Send back exactly the lines from the opening line of the records below through the one with "ax.bar(x + w".

----- DATA IN THIS EXERCISE -----

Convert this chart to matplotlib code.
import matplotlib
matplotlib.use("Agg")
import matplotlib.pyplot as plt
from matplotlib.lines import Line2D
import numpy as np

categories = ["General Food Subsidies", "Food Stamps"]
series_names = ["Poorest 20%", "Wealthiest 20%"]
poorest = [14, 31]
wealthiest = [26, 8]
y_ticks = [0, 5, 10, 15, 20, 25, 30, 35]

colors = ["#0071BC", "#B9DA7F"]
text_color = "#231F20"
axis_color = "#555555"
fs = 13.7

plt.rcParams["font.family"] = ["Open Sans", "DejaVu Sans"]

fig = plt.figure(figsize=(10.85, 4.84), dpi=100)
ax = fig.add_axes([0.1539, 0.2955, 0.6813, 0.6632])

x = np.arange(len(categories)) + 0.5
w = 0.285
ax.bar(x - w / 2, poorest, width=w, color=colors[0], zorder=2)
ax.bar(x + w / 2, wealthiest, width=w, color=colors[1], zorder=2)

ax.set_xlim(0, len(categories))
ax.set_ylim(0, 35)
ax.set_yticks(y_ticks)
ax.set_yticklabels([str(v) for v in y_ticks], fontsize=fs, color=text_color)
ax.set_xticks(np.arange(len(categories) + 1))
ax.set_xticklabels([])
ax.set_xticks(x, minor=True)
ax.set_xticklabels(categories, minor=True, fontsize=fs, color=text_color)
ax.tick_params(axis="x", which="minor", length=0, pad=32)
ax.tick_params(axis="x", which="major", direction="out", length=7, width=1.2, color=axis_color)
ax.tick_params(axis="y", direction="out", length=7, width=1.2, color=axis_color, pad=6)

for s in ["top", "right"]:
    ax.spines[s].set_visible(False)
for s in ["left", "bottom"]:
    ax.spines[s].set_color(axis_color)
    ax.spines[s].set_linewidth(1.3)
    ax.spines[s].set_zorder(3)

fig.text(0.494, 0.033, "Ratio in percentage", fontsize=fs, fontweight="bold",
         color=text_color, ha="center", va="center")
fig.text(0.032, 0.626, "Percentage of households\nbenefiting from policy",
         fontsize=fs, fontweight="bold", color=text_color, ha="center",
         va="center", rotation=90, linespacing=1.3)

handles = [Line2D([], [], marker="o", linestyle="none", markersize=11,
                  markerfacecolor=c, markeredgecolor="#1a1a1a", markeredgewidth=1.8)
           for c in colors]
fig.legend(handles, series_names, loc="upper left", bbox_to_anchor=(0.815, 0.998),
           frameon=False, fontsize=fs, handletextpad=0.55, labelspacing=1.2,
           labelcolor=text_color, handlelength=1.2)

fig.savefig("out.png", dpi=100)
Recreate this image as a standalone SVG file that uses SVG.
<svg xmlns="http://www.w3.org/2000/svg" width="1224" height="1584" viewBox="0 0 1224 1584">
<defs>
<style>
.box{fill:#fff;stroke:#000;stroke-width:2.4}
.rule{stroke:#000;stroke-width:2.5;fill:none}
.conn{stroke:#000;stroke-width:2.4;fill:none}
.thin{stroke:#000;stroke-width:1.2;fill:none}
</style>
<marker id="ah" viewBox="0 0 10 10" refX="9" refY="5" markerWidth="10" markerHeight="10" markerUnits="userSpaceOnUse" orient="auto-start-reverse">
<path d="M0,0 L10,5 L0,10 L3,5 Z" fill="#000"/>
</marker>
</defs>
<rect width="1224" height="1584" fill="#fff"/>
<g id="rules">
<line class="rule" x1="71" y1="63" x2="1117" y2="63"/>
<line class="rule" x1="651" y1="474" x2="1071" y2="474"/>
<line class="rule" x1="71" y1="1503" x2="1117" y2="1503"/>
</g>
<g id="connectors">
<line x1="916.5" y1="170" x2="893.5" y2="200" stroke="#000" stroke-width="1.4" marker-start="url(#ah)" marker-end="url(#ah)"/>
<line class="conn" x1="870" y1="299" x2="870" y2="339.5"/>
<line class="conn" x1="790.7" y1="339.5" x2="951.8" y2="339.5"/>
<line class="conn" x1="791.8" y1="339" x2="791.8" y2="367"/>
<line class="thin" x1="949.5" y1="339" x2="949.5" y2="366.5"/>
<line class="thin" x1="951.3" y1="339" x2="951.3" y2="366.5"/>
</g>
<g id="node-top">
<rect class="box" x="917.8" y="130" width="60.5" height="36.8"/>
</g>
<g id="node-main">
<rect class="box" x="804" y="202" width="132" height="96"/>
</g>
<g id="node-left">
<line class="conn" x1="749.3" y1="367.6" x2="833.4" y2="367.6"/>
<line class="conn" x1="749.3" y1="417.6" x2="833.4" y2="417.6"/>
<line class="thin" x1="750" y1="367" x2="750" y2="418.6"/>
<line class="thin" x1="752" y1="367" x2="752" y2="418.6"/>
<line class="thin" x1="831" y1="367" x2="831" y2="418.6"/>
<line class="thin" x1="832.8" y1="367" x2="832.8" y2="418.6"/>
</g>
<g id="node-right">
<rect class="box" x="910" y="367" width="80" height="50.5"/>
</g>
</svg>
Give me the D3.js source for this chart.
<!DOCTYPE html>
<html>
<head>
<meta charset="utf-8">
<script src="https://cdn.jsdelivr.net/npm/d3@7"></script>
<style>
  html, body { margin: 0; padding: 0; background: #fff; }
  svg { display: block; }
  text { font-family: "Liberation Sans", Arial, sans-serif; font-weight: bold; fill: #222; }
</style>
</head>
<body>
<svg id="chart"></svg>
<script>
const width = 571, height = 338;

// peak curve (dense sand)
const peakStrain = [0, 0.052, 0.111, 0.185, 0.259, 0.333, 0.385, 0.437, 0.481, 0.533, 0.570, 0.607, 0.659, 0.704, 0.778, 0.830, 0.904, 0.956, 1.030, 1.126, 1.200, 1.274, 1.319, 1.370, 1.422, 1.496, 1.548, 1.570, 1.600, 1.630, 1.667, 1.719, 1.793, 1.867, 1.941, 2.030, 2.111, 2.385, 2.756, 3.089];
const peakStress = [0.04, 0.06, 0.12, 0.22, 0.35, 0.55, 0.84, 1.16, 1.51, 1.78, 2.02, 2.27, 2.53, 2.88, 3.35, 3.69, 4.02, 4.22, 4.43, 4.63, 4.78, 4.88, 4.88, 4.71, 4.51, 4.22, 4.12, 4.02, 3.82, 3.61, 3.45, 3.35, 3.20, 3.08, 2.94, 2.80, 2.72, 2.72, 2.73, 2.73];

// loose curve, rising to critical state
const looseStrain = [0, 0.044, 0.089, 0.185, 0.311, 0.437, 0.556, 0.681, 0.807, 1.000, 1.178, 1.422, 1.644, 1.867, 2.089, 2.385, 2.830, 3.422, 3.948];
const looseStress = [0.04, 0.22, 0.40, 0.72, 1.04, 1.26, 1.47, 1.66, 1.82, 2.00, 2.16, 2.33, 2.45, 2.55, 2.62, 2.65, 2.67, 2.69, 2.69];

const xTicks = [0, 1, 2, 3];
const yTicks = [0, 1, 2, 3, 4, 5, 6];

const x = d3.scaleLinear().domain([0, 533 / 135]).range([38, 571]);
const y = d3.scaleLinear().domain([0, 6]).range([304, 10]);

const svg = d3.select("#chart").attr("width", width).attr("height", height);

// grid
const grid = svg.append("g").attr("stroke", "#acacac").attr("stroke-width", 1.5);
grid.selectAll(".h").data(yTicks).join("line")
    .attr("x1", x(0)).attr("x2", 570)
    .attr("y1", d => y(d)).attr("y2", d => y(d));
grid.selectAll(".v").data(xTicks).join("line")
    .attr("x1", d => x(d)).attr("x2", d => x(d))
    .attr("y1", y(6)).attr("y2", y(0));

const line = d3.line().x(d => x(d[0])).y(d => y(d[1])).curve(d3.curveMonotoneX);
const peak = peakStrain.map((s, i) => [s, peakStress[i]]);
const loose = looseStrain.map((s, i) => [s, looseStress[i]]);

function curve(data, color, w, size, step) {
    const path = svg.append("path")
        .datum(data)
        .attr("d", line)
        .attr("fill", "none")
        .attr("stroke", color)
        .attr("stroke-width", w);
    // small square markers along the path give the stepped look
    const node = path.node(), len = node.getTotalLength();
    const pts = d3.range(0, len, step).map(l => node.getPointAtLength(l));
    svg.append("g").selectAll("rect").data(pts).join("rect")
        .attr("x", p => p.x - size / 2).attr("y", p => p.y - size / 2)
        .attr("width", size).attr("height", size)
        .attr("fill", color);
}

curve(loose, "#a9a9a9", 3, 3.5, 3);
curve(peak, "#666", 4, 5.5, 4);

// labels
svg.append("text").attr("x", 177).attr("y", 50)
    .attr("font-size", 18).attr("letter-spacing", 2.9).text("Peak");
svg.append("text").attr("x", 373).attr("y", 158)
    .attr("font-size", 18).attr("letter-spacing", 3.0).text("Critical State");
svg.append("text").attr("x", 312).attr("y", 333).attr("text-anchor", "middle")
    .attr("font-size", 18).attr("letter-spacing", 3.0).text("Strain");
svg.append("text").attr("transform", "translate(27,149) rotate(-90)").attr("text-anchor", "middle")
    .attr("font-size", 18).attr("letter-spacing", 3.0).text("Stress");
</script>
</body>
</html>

-----

**TASK SOLUTION:**
Convert this chart to matplotlib code.
import matplotlib
matplotlib.use("Agg")
import matplotlib.pyplot as plt
from matplotlib.lines import Line2D
import numpy as np

categories = ["General Food Subsidies", "Food Stamps"]
series_names = ["Poorest 20%", "Wealthiest 20%"]
poorest = [14, 31]
wealthiest = [26, 8]
y_ticks = [0, 5, 10, 15, 20, 25, 30, 35]

colors = ["#0071BC", "#B9DA7F"]
text_color = "#231F20"
axis_color = "#555555"
fs = 13.7

plt.rcParams["font.family"] = ["Open Sans", "DejaVu Sans"]

fig = plt.figure(figsize=(10.85, 4.84), dpi=100)
ax = fig.add_axes([0.1539, 0.2955, 0.6813, 0.6632])

x = np.arange(len(categories)) + 0.5
w = 0.285
ax.bar(x - w / 2, poorest, width=w, color=colors[0], zorder=2)
ax.bar(x + w / 2, wealthiest, width=w, color=colors[1], zorder=2)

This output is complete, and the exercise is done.